*Task goal*: Begin with the first line of the material and copy each line word for word through the line that contains "import pandas as pd"; the pictures are left out.
[Start of Given material]
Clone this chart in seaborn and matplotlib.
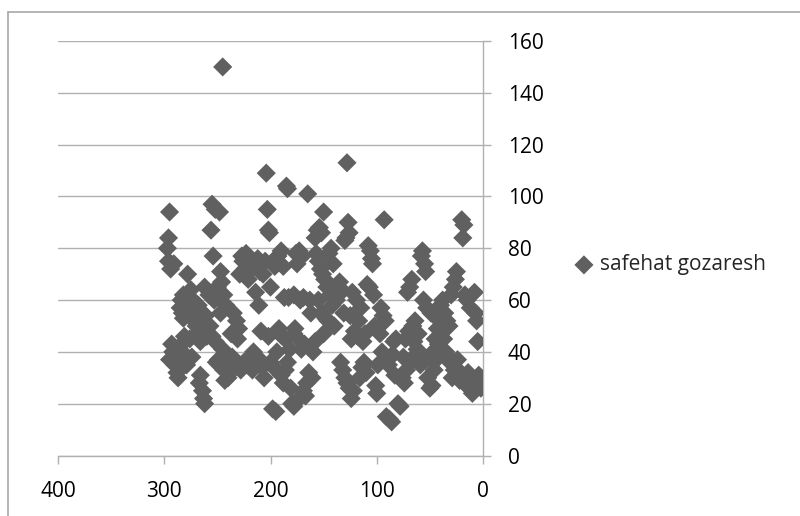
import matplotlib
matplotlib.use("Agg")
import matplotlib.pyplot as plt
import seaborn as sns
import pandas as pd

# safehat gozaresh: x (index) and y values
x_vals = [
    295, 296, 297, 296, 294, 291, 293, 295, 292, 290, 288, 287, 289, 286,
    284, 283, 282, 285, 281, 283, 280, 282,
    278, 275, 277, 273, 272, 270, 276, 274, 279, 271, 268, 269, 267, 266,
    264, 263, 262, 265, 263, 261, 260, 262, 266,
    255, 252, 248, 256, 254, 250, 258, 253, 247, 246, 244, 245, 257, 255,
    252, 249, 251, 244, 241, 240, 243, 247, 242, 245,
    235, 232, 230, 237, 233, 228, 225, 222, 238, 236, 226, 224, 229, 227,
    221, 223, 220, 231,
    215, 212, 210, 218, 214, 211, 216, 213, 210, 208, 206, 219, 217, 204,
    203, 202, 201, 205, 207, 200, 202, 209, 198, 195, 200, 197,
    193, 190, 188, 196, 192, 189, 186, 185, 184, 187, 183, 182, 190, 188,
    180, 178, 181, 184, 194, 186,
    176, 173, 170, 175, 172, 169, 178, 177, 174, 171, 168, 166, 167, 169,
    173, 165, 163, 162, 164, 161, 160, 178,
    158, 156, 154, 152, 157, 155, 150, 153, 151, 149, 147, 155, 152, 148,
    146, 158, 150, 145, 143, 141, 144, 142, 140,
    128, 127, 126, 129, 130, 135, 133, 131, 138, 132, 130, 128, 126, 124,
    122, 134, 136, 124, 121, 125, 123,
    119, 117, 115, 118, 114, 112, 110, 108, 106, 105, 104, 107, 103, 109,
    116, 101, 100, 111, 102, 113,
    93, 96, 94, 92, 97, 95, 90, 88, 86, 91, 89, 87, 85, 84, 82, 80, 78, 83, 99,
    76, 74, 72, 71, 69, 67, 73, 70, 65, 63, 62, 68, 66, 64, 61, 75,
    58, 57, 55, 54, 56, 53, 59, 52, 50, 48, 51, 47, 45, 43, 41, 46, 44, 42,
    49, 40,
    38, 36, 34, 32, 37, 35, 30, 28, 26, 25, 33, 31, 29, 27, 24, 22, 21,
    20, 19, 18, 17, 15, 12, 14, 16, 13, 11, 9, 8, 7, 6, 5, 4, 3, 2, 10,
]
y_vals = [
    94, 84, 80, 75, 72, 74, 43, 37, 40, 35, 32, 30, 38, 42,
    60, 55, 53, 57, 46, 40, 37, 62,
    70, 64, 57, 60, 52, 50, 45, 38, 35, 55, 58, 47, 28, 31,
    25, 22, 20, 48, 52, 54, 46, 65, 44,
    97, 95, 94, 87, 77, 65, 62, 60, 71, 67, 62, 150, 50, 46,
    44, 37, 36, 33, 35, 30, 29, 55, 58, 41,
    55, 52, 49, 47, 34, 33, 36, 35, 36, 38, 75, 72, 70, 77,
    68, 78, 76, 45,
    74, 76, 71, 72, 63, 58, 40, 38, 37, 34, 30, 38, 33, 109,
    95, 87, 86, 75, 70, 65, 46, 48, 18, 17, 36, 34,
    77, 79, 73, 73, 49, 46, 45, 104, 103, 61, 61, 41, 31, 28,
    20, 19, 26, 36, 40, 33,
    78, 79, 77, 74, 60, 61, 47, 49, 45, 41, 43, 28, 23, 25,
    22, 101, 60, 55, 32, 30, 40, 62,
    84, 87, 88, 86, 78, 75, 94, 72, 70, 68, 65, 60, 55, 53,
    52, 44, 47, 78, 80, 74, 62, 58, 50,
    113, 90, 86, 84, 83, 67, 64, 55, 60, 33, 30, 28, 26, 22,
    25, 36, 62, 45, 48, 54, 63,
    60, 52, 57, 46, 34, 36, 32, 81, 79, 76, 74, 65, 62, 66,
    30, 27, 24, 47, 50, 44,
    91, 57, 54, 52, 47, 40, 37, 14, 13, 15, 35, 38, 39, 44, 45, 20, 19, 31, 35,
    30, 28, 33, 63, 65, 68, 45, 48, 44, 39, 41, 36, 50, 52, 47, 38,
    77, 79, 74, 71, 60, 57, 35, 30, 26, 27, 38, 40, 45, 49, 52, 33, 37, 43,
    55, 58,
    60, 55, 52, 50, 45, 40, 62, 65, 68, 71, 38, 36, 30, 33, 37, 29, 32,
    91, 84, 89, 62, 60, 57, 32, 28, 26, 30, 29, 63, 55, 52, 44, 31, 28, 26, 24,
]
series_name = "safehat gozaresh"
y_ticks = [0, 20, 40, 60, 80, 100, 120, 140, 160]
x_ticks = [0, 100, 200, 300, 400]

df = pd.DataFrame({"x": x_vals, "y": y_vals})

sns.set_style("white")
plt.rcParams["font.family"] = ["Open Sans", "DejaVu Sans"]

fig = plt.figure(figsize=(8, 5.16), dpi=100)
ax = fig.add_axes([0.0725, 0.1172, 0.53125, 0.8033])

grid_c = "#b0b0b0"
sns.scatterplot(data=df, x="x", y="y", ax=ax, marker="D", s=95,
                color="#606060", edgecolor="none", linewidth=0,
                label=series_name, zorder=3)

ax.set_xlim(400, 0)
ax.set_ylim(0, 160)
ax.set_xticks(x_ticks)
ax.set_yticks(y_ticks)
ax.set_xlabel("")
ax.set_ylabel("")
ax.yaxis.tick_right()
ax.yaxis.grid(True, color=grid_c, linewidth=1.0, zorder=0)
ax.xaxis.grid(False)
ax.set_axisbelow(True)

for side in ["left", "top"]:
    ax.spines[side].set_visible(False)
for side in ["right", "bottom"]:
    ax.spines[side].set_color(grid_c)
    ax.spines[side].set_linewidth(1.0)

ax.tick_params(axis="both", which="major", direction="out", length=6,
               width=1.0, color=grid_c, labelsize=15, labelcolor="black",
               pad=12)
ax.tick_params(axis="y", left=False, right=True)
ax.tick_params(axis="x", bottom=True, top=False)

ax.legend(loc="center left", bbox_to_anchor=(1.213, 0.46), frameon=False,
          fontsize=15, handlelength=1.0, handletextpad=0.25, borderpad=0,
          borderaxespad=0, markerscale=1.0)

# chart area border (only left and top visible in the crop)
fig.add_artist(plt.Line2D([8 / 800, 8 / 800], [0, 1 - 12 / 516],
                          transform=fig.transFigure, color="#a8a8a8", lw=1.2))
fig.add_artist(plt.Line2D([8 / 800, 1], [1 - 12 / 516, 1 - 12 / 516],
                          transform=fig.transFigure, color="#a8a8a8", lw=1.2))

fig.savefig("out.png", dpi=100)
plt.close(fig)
[End of Given material]
*Exercise solution*:
Clone this chart in seaborn and matplotlib.
import matplotlib
matplotlib.use("Agg")
import matplotlib.pyplot as plt
import seaborn as sns
import pandas as pd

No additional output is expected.